PROVIDED DATA:
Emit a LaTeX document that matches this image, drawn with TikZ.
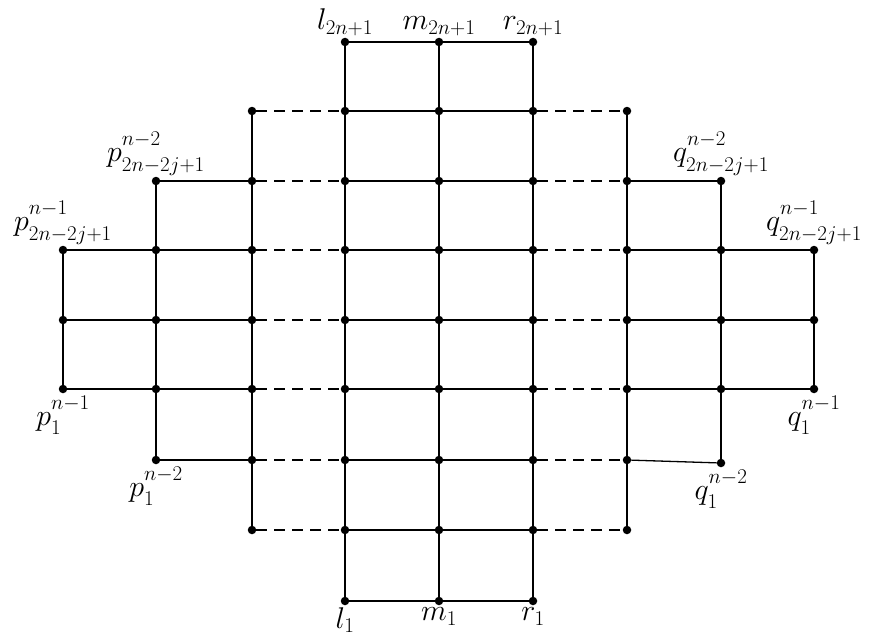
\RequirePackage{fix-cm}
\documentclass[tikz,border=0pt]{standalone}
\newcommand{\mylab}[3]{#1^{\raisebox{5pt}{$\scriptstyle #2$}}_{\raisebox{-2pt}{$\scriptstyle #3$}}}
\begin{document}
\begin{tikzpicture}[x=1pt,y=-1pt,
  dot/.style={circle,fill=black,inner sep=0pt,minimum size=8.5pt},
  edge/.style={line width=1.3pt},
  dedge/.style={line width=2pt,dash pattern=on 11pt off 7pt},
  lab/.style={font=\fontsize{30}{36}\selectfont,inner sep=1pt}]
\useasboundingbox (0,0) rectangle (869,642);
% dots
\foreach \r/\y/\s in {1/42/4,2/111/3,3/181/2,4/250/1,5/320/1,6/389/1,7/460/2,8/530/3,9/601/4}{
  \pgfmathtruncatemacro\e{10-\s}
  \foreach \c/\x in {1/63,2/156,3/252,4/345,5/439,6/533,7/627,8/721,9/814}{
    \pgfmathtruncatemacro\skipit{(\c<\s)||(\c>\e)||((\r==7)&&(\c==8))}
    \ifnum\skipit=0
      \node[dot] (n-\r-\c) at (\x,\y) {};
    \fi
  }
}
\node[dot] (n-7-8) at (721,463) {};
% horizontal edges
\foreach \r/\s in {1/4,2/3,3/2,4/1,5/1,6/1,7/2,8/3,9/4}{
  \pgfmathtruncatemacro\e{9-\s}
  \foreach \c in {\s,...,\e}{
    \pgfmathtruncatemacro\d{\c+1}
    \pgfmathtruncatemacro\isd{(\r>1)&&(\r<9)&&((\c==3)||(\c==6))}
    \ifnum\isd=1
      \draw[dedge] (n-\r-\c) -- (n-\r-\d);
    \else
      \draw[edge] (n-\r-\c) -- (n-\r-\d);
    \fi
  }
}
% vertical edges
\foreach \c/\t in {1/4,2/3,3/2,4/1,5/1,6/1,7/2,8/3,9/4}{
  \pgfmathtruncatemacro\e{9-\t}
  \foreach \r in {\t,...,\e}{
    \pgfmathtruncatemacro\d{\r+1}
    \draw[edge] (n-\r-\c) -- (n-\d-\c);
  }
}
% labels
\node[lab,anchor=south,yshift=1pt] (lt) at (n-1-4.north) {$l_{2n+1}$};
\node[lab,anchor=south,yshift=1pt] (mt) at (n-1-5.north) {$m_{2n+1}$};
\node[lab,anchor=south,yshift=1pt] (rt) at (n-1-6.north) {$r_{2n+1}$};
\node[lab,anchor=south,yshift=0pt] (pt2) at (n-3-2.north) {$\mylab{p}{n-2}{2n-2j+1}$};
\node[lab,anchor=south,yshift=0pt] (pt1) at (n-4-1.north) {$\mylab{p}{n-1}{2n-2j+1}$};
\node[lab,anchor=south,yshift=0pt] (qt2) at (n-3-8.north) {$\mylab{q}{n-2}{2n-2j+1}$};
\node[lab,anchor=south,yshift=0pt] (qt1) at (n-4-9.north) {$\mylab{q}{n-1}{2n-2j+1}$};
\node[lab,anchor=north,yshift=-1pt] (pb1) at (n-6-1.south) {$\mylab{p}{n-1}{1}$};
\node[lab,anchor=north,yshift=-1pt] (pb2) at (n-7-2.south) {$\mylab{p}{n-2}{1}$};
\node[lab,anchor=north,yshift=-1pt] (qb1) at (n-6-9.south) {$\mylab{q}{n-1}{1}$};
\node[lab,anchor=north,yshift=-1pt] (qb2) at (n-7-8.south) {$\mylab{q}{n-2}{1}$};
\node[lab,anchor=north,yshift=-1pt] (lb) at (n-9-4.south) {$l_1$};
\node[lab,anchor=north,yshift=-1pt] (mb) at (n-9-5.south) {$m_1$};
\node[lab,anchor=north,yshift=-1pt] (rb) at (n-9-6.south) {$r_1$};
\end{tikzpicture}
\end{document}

TASK GOAL: Transcribe the full listing above exactly as it stands, minus the pictures.

OUTPUT:
Emit a LaTeX document that matches this image, drawn with TikZ.
\RequirePackage{fix-cm}
\documentclass[tikz,border=0pt]{standalone}
\newcommand{\mylab}[3]{#1^{\raisebox{5pt}{$\scriptstyle #2$}}_{\raisebox{-2pt}{$\scriptstyle #3$}}}
\begin{document}
\begin{tikzpicture}[x=1pt,y=-1pt,
  dot/.style={circle,fill=black,inner sep=0pt,minimum size=8.5pt},
  edge/.style={line width=1.3pt},
  dedge/.style={line width=2pt,dash pattern=on 11pt off 7pt},
  lab/.style={font=\fontsize{30}{36}\selectfont,inner sep=1pt}]
\useasboundingbox (0,0) rectangle (869,642);
% dots
\foreach \r/\y/\s in {1/42/4,2/111/3,3/181/2,4/250/1,5/320/1,6/389/1,7/460/2,8/530/3,9/601/4}{
  \pgfmathtruncatemacro\e{10-\s}
  \foreach \c/\x in {1/63,2/156,3/252,4/345,5/439,6/533,7/627,8/721,9/814}{
    \pgfmathtruncatemacro\skipit{(\c<\s)||(\c>\e)||((\r==7)&&(\c==8))}
    \ifnum\skipit=0
      \node[dot] (n-\r-\c) at (\x,\y) {};
    \fi
  }
}
\node[dot] (n-7-8) at (721,463) {};
% horizontal edges
\foreach \r/\s in {1/4,2/3,3/2,4/1,5/1,6/1,7/2,8/3,9/4}{
  \pgfmathtruncatemacro\e{9-\s}
  \foreach \c in {\s,...,\e}{
    \pgfmathtruncatemacro\d{\c+1}
    \pgfmathtruncatemacro\isd{(\r>1)&&(\r<9)&&((\c==3)||(\c==6))}
    \ifnum\isd=1
      \draw[dedge] (n-\r-\c) -- (n-\r-\d);
    \else
      \draw[edge] (n-\r-\c) -- (n-\r-\d);
    \fi
  }
}
% vertical edges
\foreach \c/\t in {1/4,2/3,3/2,4/1,5/1,6/1,7/2,8/3,9/4}{
  \pgfmathtruncatemacro\e{9-\t}
  \foreach \r in {\t,...,\e}{
    \pgfmathtruncatemacro\d{\r+1}
    \draw[edge] (n-\r-\c) -- (n-\d-\c);
  }
}
% labels
\node[lab,anchor=south,yshift=1pt] (lt) at (n-1-4.north) {$l_{2n+1}$};
\node[lab,anchor=south,yshift=1pt] (mt) at (n-1-5.north) {$m_{2n+1}$};
\node[lab,anchor=south,yshift=1pt] (rt) at (n-1-6.north) {$r_{2n+1}$};
\node[lab,anchor=south,yshift=0pt] (pt2) at (n-3-2.north) {$\mylab{p}{n-2}{2n-2j+1}$};
\node[lab,anchor=south,yshift=0pt] (pt1) at (n-4-1.north) {$\mylab{p}{n-1}{2n-2j+1}$};
\node[lab,anchor=south,yshift=0pt] (qt2) at (n-3-8.north) {$\mylab{q}{n-2}{2n-2j+1}$};
\node[lab,anchor=south,yshift=0pt] (qt1) at (n-4-9.north) {$\mylab{q}{n-1}{2n-2j+1}$};
\node[lab,anchor=north,yshift=-1pt] (pb1) at (n-6-1.south) {$\mylab{p}{n-1}{1}$};
\node[lab,anchor=north,yshift=-1pt] (pb2) at (n-7-2.south) {$\mylab{p}{n-2}{1}$};
\node[lab,anchor=north,yshift=-1pt] (qb1) at (n-6-9.south) {$\mylab{q}{n-1}{1}$};
\node[lab,anchor=north,yshift=-1pt] (qb2) at (n-7-8.south) {$\mylab{q}{n-2}{1}$};
\node[lab,anchor=north,yshift=-1pt] (lb) at (n-9-4.south) {$l_1$};
\node[lab,anchor=north,yshift=-1pt] (mb) at (n-9-5.south) {$m_1$};
\node[lab,anchor=north,yshift=-1pt] (rb) at (n-9-6.south) {$r_1$};
\end{tikzpicture}
\end{document}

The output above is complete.